In a world where trust in sovereign balance sheets declines, digitally scarce assets may attract incremental capital. Bitcoin’s market capitalisation remains small relative to global bond markets, suggesting asymmetrical upside if adoption broadens.

Tangible real assets and property
Dalio’s broader principle is to own assets that cannot be printed. Real estate occupies a central role in that framework. Land is finite. Productive property generates income streams tied to real economic activity.
Inflationary environments can benefit property owners if rental income adjusts with price levels. However, leverage must be managed prudently, as rising rates increase financing costs.
Infrastructure, farmland and resource-rich property represent additional tangible categories. These assets derive value from physical scarcity and utility rather than monetary expansion.

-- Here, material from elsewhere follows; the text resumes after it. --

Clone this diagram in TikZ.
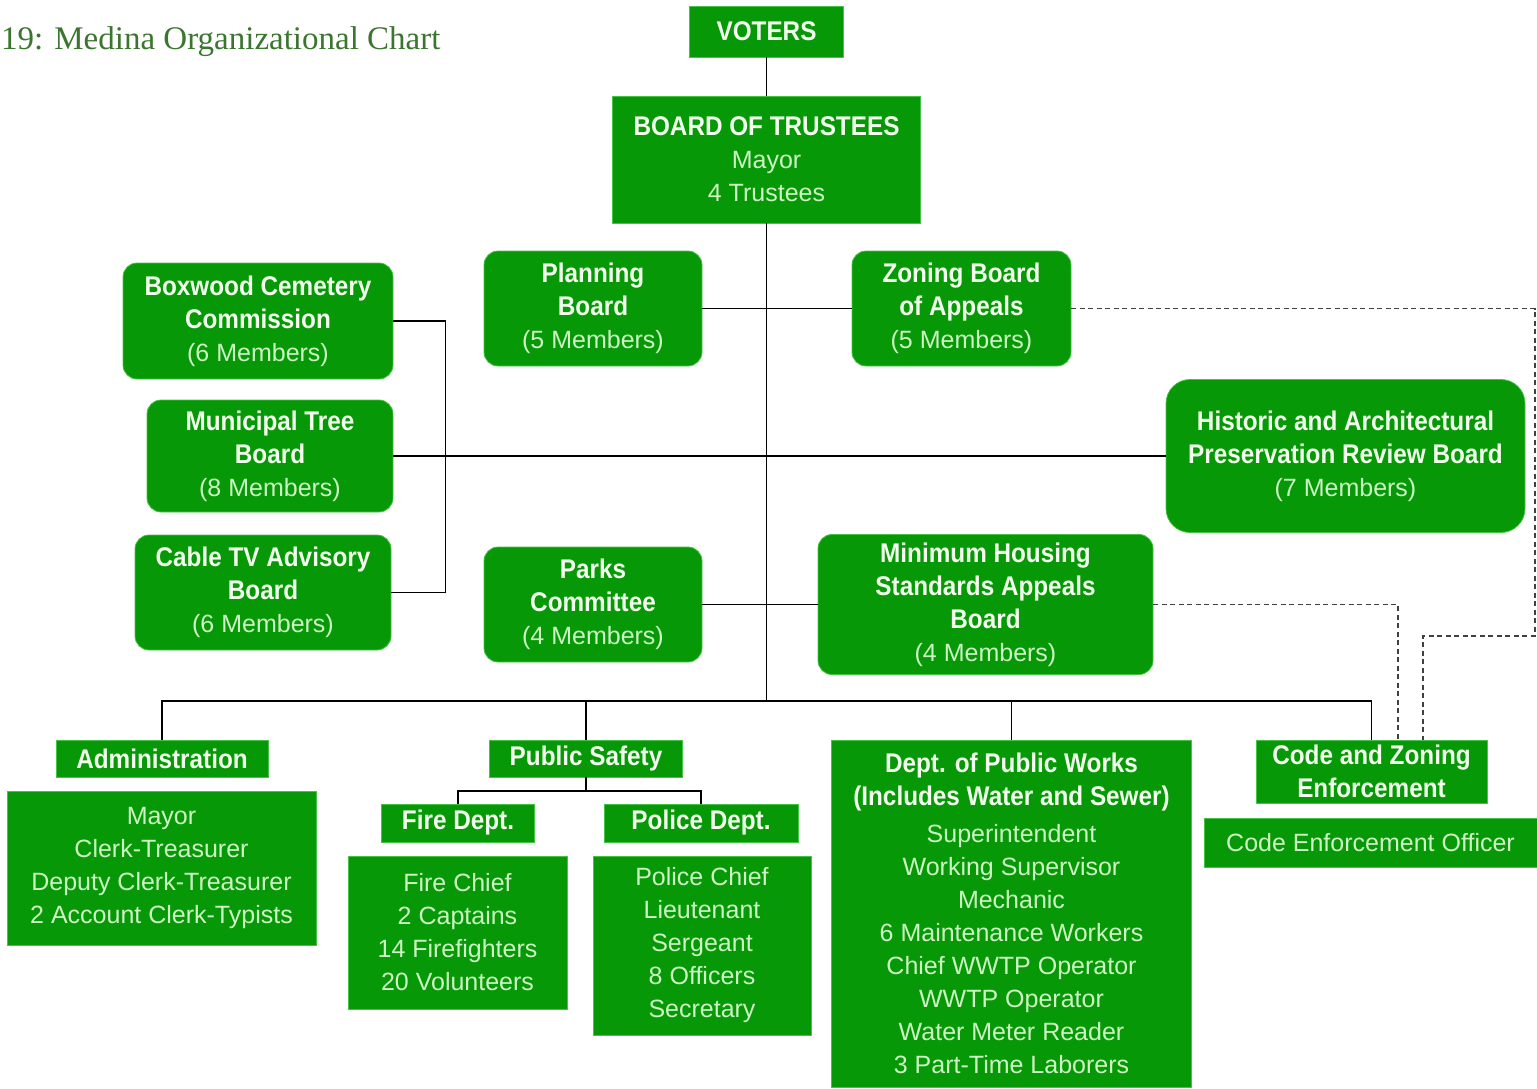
\documentclass[tikz,border=0pt]{standalone}
\usepackage{fontspec}
\setmainfont{Liberation Sans}
\newfontfamily\titlefont{Liberation Serif}
\newfontfamily\hdrfont{Liberation Sans}[FakeStretch=0.9]
\definecolor{ogreen}{RGB}{6,152,6}
\definecolor{oedge}{RGB}{70,195,70}
\definecolor{tlight}{RGB}{205,245,195}
\definecolor{twhite}{RGB}{242,255,236}
\definecolor{ttitle}{RGB}{58,118,46}
\newcommand{\hd}[1]{{\hdrfont\bfseries\fontsize{27}{33}\selectfont\color{twhite}#1}}
\begin{document}
\begin{tikzpicture}[x=1pt,y=-1pt,
  box/.style={fill=ogreen,draw=oedge,line width=0.8pt,align=center,inner sep=0pt,
    text=tlight,font=\fontsize{25}{33}\selectfont},
  rbox/.style={box,rounded corners=14pt},
  wire/.style={line width=1.4pt,black},
  dline/.style={line width=1.3pt,black!75,dash pattern=on 5pt off 3.5pt}]
\useasboundingbox (0,0) rectangle (1537,1089);

% title
\node[anchor=base west,text=ttitle,font=\titlefont\fontsize{33}{40}\selectfont,inner sep=0pt]
  (title) at (1,50) {19: Medina Organizational Chart};

% top
\node[box,minimum width=154pt,minimum height=51pt] (voters) at (766.5,31.5) {\hd{VOTERS}};
\node[box,minimum width=308pt,minimum height=127pt] (bot) at (766.5,159.5)
  {\hd{BOARD OF TRUSTEES}\\Mayor\\4 Trustees};

% boards
\node[rbox,minimum width=218pt,minimum height=115pt] (planning) at (593,308.5)
  {\hd{Planning}\\\hd{Board}\\(5 Members)};
\node[rbox,minimum width=219pt,minimum height=115pt] (zoning) at (961.5,308.5)
  {\hd{Zoning Board}\\\hd{of Appeals}\\(5 Members)};
\node[rbox,minimum width=270pt,minimum height=116pt] (boxwood) at (258,321)
  {\hd{Boxwood Cemetery}\\\hd{Commission}\\(6 Members)};
\node[rbox,minimum width=246pt,minimum height=112pt] (tree) at (270,456)
  {\hd{Municipal Tree}\\\hd{Board}\\(8 Members)};
\node[rbox,minimum width=256pt,minimum height=115pt] (cable) at (263,592.5)
  {\hd{Cable TV Advisory}\\\hd{Board}\\(6 Members)};
\node[box,rounded corners=24pt,minimum width=359pt,minimum height=153pt] (historic) at (1345.5,456)
  {\hd{Historic and Architectural}\\\hd{Preservation Review Board}\\(7 Members)};
\node[rbox,minimum width=218pt,minimum height=115pt] (parks) at (593,604.5)
  {\hd{Parks}\\\hd{Committee}\\(4 Members)};
\node[rbox,minimum width=335pt,minimum height=140pt] (housing) at (985.5,604.5)
  {\hd{Minimum Housing}\\\hd{Standards Appeals}\\\hd{Board}\\(4 Members)};

% departments
\node[box,minimum width=212pt,minimum height=37pt] (admin) at (162,758.5) {\hd{Administration}};
\node[box,minimum width=309pt,minimum height=154pt] (admindet) at (161.5,868)
  {Mayor\\Clerk-Treasurer\\Deputy Clerk-Treasurer\\2 Account Clerk-Typists};
\node[box,minimum width=193pt,minimum height=37pt] (pubsafety) at (586,758.5) {\hd{Public Safety}};
\node[box,minimum width=153pt,minimum height=38pt] (fire) at (458,823) {\hd{Fire Dept.}};
\node[box,minimum width=219pt,minimum height=153pt] (firedet) at (457.5,932.5)
  {Fire Chief\\2 Captains\\14 Firefighters\\20 Volunteers};
\node[box,minimum width=194pt,minimum height=38pt] (police) at (701,823) {\hd{Police Dept.}};
\node[box,minimum width=218pt,minimum height=179pt] (policedet) at (702,945.5)
  {Police Chief\\Lieutenant\\Sergeant\\8 Officers\\Secretary};
\node[box,minimum width=360pt,minimum height=347pt] (dpw) at (1011.5,913.5)
  {\hd{Dept. of Public Works}\\\hd{(Includes Water and Sewer)}\\[4pt]Superintendent\\Working Supervisor\\Mechanic\\6 Maintenance Workers\\Chief WWTP Operator\\WWTP Operator\\Water Meter Reader\\3 Part-Time Laborers};
\node[box,minimum width=231pt,minimum height=63pt] (code) at (1371.5,771.5)
  {\hd{Code and Zoning}\\\hd{Enforcement}};
\node[box,minimum width=333pt,minimum height=49pt] (codedet) at (1370.5,842.5)
  {Code Enforcement Officer};

% solid connectors
\coordinate (bus) at (766.5,701);
\draw[wire] (voters) -- (bot);
\draw[wire] (bot.south) -- (bus);
\draw[wire] (planning.east) -- (zoning.west);
\draw[wire] (tree.east) -- (historic.west);
\draw[wire] (parks.east) -- (housing.west);
\draw[wire] (boxwood.east) -- ++(52,0) |- (cable.east);
\draw[wire] (admin.north) |- (code.north |- bus) -- (code.north);
\draw[wire] (pubsafety.north) -- (pubsafety.north |- bus);
\draw[wire] (dpw.north) -- (dpw.north |- bus);
\coordinate (psbus) at (586,791);
\draw[wire] (pubsafety.south) -- (psbus);
\draw[wire] (fire.north) |- (police.north |- psbus) -- (police.north);

% dashed connectors
\coordinate (dzr) at (1535,308.5);
\coordinate (dzb) at (1535,636);
\coordinate (dz) at (1423,636);
\draw[dline] (zoning.east) -- (dzr) -- (dzb) -- (dz) -- (dz |- code.north);
\coordinate (dh) at (1398,604.5);
\draw[dline] (housing.east) -- (dh) -- (dh |- code.north);
\end{tikzpicture}
\end{document}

Reading the full framework
Dalio’s published analysis exceeds 7,000 words and provides detailed charts, historical analogues and policy scenarios. Readers seeking primary-source context should consult his original post on X at https://x.com/RayDalio. The attached video transcript further elaborates on how internal conflict and external rivalry interact with fiscal imbalance.
Understanding his framework requires separating short-term noise from structural signals. Market rallies do not invalidate late-cycle dynamics. Nor does volatility confirm collapse. Dalio’s emphasis is on probabilities over time.

Hedging against systemic transition
Ray Dalio’s Final Warning is not a prediction of imminent collapse. It is a structured assessment that the long-term debt cycle has reached an inflection point and that the US-led world order is fragmenting under fiscal, political and geopolitical strain.
History shows that such transitions are gradual but consequential. Monetary regimes evolve. Reserve shares shift. Asset classes reprice. Investors who ignore structural debt arithmetic expose themselves to asymmetric risk.
A prudent response is diversification into scarce and tangible assets. Gold provides historical monetary insurance. Bitcoin offers algorithmic scarcity in a digital age. Real estate and productive land represent physical claims on real economic output.
In an era defined by money printing and rising sovereign debt, assets that cannot be created by policy decree offer structural protection. Dalio’s framework suggests that preserving purchasing power, rather than maximising nominal returns, will define successful strategy in the years ahead.
Ray Dalio’s final warning is therefore less about fear and more about preparation. The world order may be changing, but informed allocation can transform systemic risk into disciplined opportunity.